What Is Glyceryl Oleate? Uses, Benefits & Safety

Glyceryl oleate is a mild, fat-based ingredient used in skincare, haircare, and cosmetic products. It forms when glycerol (a simple sugar alcohol) bonds with oleic acid (a fatty acid found abundantly in olive, sunflower, and other plant oils). In commercial formulations, it exists as a mixture of molecules, primarily the single-bond form (monoglyceride) along with smaller amounts of di- and triglycerides. You’ll find it on ingredient lists for everything from body washes to sunscreens, where it plays several roles at once: softening skin, helping oil and water mix, and leaving behind a light protective film.

How It Works in Products

Glyceryl oleate’s main job is as an emulsifier. It lowers the surface tension between oil and water, allowing them to blend into stable creams, lotions, and cleansers instead of separating in the bottle. This makes it a workhorse ingredient in formulation, doing the invisible structural work that keeps a product smooth and uniform.

Beyond holding formulas together, it acts as an emollient, meaning it softens and smooths the skin’s surface. In rinse-off products like body washes and shampoos, cleansing agents strip away your skin’s natural oils. Glyceryl oleate works as a “re-fatting” agent, depositing a thin lipid film on your skin so you don’t get that tight, dry feeling after washing. In leave-on products like lotions and balms, it provides a cushioning texture without feeling heavy, as long as the concentration stays reasonable. Formulators typically use it at 0.5% to 5%. Above 5%, products start to feel greasy.

It also shows up in makeup removers, where it helps dissolve stubborn pigments while keeping skin hydrated, and in sunscreen formulations, where it can help stabilize UV filters and improve water resistance.

Benefits for Hair

In shampoos and conditioners, glyceryl oleate restores the hair’s natural water-repelling barrier after cleansing strips it away. It improves both wet and dry combability, reducing tangles and friction. Some modified versions carry a positive electrical charge, which helps the ingredient bind to hair fibers (hair naturally carries a slight negative charge). This makes it effective as a conditioning agent in both leave-on treatments and rinse-off products like shampoo bars and scalp care formulations.

Skin Barrier Considerations

Here’s where glyceryl oleate gets more nuanced. Because it releases oleic acid on the skin, it can interact with the outermost layer of your skin (the stratum corneum) in ways that aren’t purely beneficial. Research published in the International Journal of Molecular Sciences found that monounsaturated fatty acids like oleic acid can actually increase skin permeability rather than reinforce the barrier. Oils rich in oleic acid have been shown to raise transepidermal water loss, a measure of how much moisture escapes through the skin. This effect has been observed even in people without pre-existing skin conditions.

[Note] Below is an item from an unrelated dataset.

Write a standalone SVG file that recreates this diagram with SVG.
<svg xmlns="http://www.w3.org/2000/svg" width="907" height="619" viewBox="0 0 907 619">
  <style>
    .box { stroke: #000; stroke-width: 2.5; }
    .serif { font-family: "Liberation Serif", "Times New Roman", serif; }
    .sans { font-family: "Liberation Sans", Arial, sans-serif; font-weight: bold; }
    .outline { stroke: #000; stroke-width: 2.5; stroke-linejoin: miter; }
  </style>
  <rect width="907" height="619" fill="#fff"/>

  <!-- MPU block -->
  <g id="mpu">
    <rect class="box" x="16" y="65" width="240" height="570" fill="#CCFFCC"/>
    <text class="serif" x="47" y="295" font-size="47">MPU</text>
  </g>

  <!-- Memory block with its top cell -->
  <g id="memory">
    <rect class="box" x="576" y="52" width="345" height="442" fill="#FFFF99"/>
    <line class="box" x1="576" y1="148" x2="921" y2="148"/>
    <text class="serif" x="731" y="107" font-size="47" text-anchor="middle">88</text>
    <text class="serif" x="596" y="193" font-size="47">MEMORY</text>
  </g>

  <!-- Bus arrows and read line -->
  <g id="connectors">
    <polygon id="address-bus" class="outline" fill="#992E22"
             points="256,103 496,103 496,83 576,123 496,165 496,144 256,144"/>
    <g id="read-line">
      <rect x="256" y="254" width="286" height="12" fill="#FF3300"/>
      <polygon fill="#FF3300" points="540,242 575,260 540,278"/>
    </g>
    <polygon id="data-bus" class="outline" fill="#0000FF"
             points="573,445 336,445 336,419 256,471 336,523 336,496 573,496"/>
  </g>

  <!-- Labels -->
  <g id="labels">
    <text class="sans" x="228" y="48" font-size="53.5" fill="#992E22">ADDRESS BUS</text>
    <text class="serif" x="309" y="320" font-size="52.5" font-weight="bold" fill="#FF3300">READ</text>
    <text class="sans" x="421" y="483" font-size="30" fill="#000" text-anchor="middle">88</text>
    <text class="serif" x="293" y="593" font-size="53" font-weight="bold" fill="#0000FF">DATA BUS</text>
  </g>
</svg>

The ratio of free fatty acids to triglycerides in a product determines how deeply these molecules penetrate the skin and how much they disrupt its lipid structure. In practice, this means glyceryl oleate at low concentrations in a well-formulated product is unlikely to cause problems for most people. But for those with a compromised skin barrier, eczema, or very dry skin, the oleic acid component is worth knowing about. It may soften skin in the short term while subtly weakening the barrier over time with repeated use.

Glyceryl oleate also appears on some comedogenicity watchlists, meaning it has the potential to contribute to clogged pores. If you’re acne-prone, it’s worth checking whether it’s high on the ingredient list (indicating a larger concentration) or buried near the end (where its presence is minimal).

Safety Profile

The Cosmetic Ingredient Review (CIR) Expert Panel, the independent body that evaluates cosmetic ingredient safety in the United States, assessed glyceryl oleate along with dozens of related glyceryl monoesters. Their conclusion: these ingredients are safe as used in cosmetic products at current concentrations, which industry data from 1999 showed reaching up to 12% in some formulations. No specific restrictions were placed on glyceryl oleate itself.

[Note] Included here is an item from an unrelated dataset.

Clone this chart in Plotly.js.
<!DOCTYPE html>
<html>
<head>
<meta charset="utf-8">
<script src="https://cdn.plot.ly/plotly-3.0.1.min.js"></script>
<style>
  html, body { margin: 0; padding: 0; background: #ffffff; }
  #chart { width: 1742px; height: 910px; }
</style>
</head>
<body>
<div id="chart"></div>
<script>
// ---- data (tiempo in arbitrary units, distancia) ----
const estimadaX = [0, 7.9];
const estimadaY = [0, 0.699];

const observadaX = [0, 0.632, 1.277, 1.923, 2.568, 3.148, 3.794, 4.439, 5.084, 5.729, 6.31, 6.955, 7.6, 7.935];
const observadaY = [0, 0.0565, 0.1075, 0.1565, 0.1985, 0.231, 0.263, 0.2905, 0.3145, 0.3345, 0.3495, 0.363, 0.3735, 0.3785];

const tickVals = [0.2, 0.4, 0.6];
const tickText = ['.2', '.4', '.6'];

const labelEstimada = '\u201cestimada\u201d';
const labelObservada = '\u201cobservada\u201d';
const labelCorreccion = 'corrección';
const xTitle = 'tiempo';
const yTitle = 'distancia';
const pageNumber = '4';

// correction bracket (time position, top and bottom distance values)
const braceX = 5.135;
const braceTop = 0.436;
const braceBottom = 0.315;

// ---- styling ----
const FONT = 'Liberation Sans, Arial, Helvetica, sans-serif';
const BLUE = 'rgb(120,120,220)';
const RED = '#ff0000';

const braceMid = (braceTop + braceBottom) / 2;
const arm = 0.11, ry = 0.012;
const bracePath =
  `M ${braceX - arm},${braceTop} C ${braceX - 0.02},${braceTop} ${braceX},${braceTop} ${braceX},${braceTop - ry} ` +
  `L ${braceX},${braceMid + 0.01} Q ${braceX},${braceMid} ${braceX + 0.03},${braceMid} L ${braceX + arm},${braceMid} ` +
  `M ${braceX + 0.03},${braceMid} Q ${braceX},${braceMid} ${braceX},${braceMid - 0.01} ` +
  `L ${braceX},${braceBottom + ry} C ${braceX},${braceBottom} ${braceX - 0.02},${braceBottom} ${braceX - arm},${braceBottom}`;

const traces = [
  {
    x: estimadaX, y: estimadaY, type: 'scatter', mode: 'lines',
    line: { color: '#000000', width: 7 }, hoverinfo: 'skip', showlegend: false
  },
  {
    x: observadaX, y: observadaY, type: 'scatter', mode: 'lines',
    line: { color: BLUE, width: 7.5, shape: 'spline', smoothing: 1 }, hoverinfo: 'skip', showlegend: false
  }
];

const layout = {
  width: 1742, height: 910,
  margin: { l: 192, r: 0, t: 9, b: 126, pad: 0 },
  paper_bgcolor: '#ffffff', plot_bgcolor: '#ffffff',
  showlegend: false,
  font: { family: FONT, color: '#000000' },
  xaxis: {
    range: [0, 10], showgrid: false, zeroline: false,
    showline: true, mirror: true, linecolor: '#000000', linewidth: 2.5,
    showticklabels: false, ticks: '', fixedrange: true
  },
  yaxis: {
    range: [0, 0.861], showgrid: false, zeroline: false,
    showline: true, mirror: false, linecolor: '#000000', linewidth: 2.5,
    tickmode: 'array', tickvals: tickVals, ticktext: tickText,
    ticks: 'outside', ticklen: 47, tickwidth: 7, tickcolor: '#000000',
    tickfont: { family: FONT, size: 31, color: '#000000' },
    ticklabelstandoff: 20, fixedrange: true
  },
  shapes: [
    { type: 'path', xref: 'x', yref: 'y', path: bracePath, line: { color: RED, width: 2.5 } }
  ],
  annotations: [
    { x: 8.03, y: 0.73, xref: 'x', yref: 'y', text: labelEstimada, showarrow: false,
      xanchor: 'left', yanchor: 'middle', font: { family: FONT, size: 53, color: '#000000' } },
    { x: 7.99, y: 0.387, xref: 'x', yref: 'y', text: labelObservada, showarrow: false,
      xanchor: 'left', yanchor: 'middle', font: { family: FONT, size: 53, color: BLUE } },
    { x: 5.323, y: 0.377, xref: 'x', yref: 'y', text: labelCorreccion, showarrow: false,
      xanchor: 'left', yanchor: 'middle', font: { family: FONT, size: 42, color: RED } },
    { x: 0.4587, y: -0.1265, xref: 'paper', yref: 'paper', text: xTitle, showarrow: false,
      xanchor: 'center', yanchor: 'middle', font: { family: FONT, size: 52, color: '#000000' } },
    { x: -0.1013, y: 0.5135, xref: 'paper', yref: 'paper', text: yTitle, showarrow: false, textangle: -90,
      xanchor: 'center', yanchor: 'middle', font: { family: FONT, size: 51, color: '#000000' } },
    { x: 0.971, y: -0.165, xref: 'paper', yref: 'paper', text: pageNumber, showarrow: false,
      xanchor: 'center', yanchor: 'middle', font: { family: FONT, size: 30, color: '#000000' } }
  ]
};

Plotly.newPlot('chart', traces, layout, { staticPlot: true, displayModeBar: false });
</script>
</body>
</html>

The ingredient is also approved for use in certified natural and organic cosmetics. ECOCERT, one of the major international certification bodies for natural cosmetics, lists glyceryl oleate as 100% natural origin and has approved it under COSMOS natural and organic cosmetics standards.

Where You’ll Find It

Glyceryl oleate is versatile enough that it turns up across nearly every product category:

  • Cleansers and body washes: as a re-fatting agent to offset the drying effects of surfactants
  • Lotions and creams: as both an emulsifier and emollient
  • Shampoos and conditioners: for conditioning and improved combability
  • Makeup removers: to dissolve pigments without stripping moisture
  • Sunscreens: to stabilize active ingredients and improve film adhesion

Because it can be derived entirely from plant sources, it fits comfortably into “clean beauty” and natural product lines. Most commercial versions come from olive or sunflower oil, though synthetic production is also possible. If plant origin matters to you, look for products that carry COSMOS or ECOCERT certification, which verify the natural sourcing of individual raw materials.